Em 1986, nos primeiros anos do governo Sarney, a banda surpreendeu com Cabeça Dinossauro, uma das maiores porradas sonoras registradas na história da música brasileira, criticando sem dó nem piedade qualquer instituição. De lá para cá muita coisa aconteceu, a banda conheceu novas linguagens, viveu sua própria Torre de Babel, perdeu integrantes, mudou a formação e envelheceu como uma das principais bandas brasileiras, mas nunca se aposentou.

De tempos em tempos, apesar de qualquer coisa que acontecesse, os Titãs apareciam com gritos violentos de desespero, continuando a escancarar tudo o que incomodava. É claro que nesse meio período houveram alguns discos que não tinham tanto a dizer, como o último e sofrível Sacos Plásticos.

Agora, a banda tem muito a dizer. O mesmo grupo, autor de músicas atemporais, como "Polícia", muito lembrada durante os protestos de junho de 2013, também viveu e observou os movimentos sociais e se cansou do momento que o país vive. Por isso o disco abre com uma de suas faixas mais agressivas, com uma sonoridade que fica entre "Polícia" e "Vossa Excelência", questionando aos "fardados" sobre sua situação e seus deveres. Versos como "Você também é explorado/ Fardado!" e "Por que você não abaixa essa arma/ O meu direito é seu dever" dão o tom aqui.

Se em outros discos, apesar das várias duras críticas, os Titãs sempre tinham espaço para músicas mais tranquilas e sentimentais, isso não existe nesse novo trabalho. Os vogais rasgados e berrados em "Pedofilia" mostram que realmente não tem tabus ou medo de falar sobre um assunto tão pesado em delicado, com um riff pesado, contratempos constantes e descrevendo o monstro que existe dentro desses criminosos.

Em uma das poucas vezes que os Titãs recorrem ao humor, também resgatam o ska do início de sua carreira, para ironizar a hipocrisia dos reacionários. "República dos Bananas", a música que leva a expressão favorita dos comentaristas de portais, se apresenta no melhor estilo "classe média sofre" e mostra a futilidade dessas pessoas. Outro momento em que se escancara a hipocrisia é em "Flores para ela", onde é descrito um machista que "faz tudo por sua amada", mas que controla-la o tempo todo.
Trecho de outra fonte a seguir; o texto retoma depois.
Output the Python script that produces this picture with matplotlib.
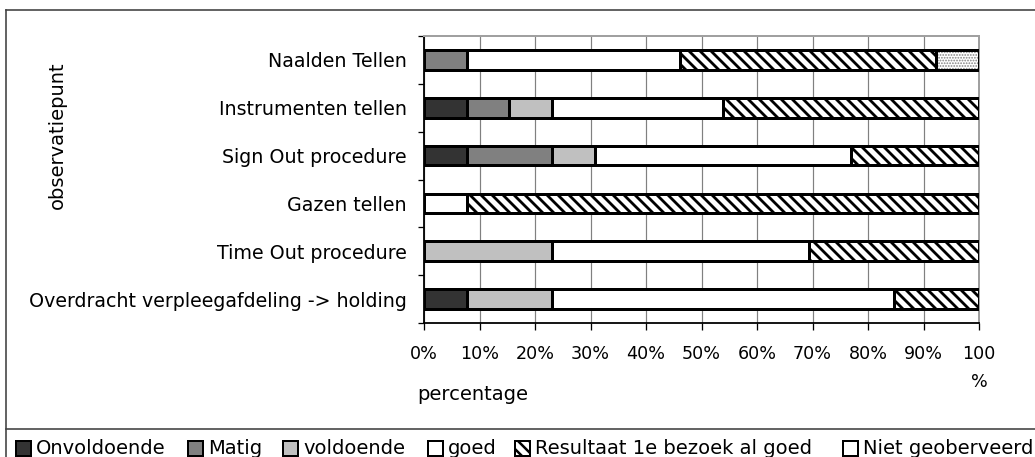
import matplotlib.pyplot as plt
from matplotlib.lines import Line2D
from matplotlib.patches import Rectangle
import numpy as np

DPI = 66
W, H = 1035, 457
PT = 72 / DPI  # pixels -> points

plt.rcParams['font.family'] = ['DejaVu Sans']

# categorieen (van onder naar boven)
observatiepunten = [
    "Overdracht verpleegafdeling -> holding",
    "Time Out procedure",
    "Gazen tellen",
    "Sign Out procedure",
    "Instrumenten tellen",
    "Naalden Tellen",
]

# percentages per score (13 observaties)
onvoldoende = [7.7, 0.0, 0.0, 7.7, 7.7, 0.0]
matig = [0.0, 0.0, 0.0, 15.4, 7.7, 7.7]
voldoende = [15.4, 23.1, 0.0, 7.7, 7.7, 0.0]
goed = [61.5, 46.2, 7.7, 46.2, 30.8, 38.5]
resultaat_goed = [15.4, 30.7, 92.3, 23.0, 46.1, 46.1]
niet_geobserveerd = [0.0, 0.0, 0.0, 0.0, 0.0, 7.7]

x_ticklabels = ["0%", "10%", "20%", "30%", "40%", "50%", "60%", "70%",
                "80%", "90%", "100\n%"]

legenda_labels = ["Onvoldoende", "Matig", "voldoende", "goed",
                  "Resultaat 1e bezoek al goed", "Niet geoberveerd"]


def fx(px):
    return px / W


def fy(py):
    return 1 - py / H


fig = plt.figure(figsize=(W / DPI, H / DPI), dpi=DPI)
ax = fig.add_axes([fx(424), fy(323), (979 - 424) / W, (323 - 36) / H])

y = np.arange(len(observatiepunten))
h = 0.41
links = np.zeros(len(y))

plt.rcParams['hatch.linewidth'] = 2.8 * PT
reeksen = [
    (onvoldoende, "#333333", None),
    (matig, "#808080", None),
    (voldoende, "#c0c0c0", None),
    (goed, "white", None),
    (resultaat_goed, "white", "\\\\"),
]
for waarden, kleur, hatch in reeksen:
    w = np.array(waarden)
    ax.barh(y, w, left=links, height=h, color=kleur, hatch=hatch,
            edgecolor="black", linewidth=3 * PT, zorder=3)
    links = links + w

# stippen in grijs, rand in zwart
w = np.array(niet_geobserveerd)
with plt.rc_context({'hatch.linewidth': 1.2 * PT}):
    ax.barh(y, w, left=links, height=h, color="white", hatch="....",
            edgecolor="#808080", linewidth=0, zorder=3)
ax.barh(y, w, left=links, height=h, color="none",
        edgecolor="black", linewidth=3 * PT, zorder=4)

ax.set_xlim(0, 100)
ax.set_ylim(-0.5, len(y) - 0.5)
ax.set_xticks(np.arange(0, 101, 10))
ax.set_xticklabels(x_ticklabels, fontsize=17.5 * PT, linespacing=1.7)
ax.tick_params(axis="x", length=7 * PT, width=1.3 * PT, pad=15 * PT, color="black")
ax.grid(axis="x", color="#808080", linewidth=1.2 * PT, zorder=0)

ax.set_yticks(np.arange(-0.5, len(y), 1))
ax.set_yticklabels([])
ax.set_yticks(y, minor=True)
ax.set_yticklabels(observatiepunten, minor=True, fontsize=19 * PT)
ax.tick_params(axis="y", which="major", length=6 * PT, width=1.3 * PT, color="black")
ax.tick_params(axis="y", which="minor", length=0, pad=17 * PT)

for kant in ["top", "right"]:
    ax.spines[kant].set_color("#a0a0a0")
    ax.spines[kant].set_linewidth(2 * PT)
for kant in ["left", "bottom"]:
    ax.spines[kant].set_color("black")
    ax.spines[kant].set_linewidth(1.8 * PT)

fig.text(fx(473), fy(395), "percentage", fontsize=19.5 * PT,
         ha="center", va="center")
fig.text(fx(57), fy(135), "observatiepunt", fontsize=19.5 * PT,
         ha="center", va="center", rotation=90)

# kaders
rand = "#404040"
fig.add_artist(Line2D([fx(6), fx(6)], [0, fy(10)], color=rand, lw=1.6 * PT))
fig.add_artist(Line2D([fx(6), 1], [fy(10), fy(10)], color=rand, lw=1.6 * PT))
fig.add_artist(Line2D([fx(6), 1], [fy(429), fy(429)], color=rand, lw=1.6 * PT))

# legenda
leg_kleur = ["#333333", "#808080", "#c0c0c0", "white", "white", "white"]
leg_hatch = [None, None, None, None, "\\\\", None]
leg_x = [16, 188, 283, 428, 515, 843]
with plt.rc_context({'hatch.linewidth': 2.5 * PT}):
    for lx, kleur, hatch, tekst in zip(leg_x, leg_kleur, leg_hatch, legenda_labels):
        fig.add_artist(Rectangle((fx(lx), fy(456)), 15 / W, 15 / H,
                                 facecolor=kleur, edgecolor="black", hatch=hatch,
                                 linewidth=2 * PT, transform=fig.transFigure))
        fig.text(fx(lx + 20), fy(448), tekst, fontsize=19.5 * PT,
                 ha="left", va="center")

fig.savefig("out.png", dpi=DPI)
É claro que, liricamente, o disco tem seus pontos fracos. "Renata", que apesar de ser musicalmente divertida, serve principalmente para atestar a competência do novo baterista, Mario Fabre. De qualquer forma a faixa não é nada que ofusque a qualidade do disco, principalmente porque na sequência vem a excelente "Cadáver sobre cadáver", que atesta como, em um país com taxa de 20,4 homicídios para cada 100 mil habitantes, "Quem vive, sobrevive". Somos todos sobreviventes desde que aqui chegaram os portugueses, também criticados no razoável "Chegada ao Brasil (Terra à Vista").

Sobreviventes também são os Titãs, que mesmo tendo perdido metade da sua formação, terem sido negligenciados por um bom tempo depois de Sacos Plásticos, enfrentando problemas pessoais (como Miklos, que perdeu sua esposa), ainda conseguiram se reunir mais uma vez e entregar esse disco bom, sincero e urgente, como o momento em que o Brasil vive.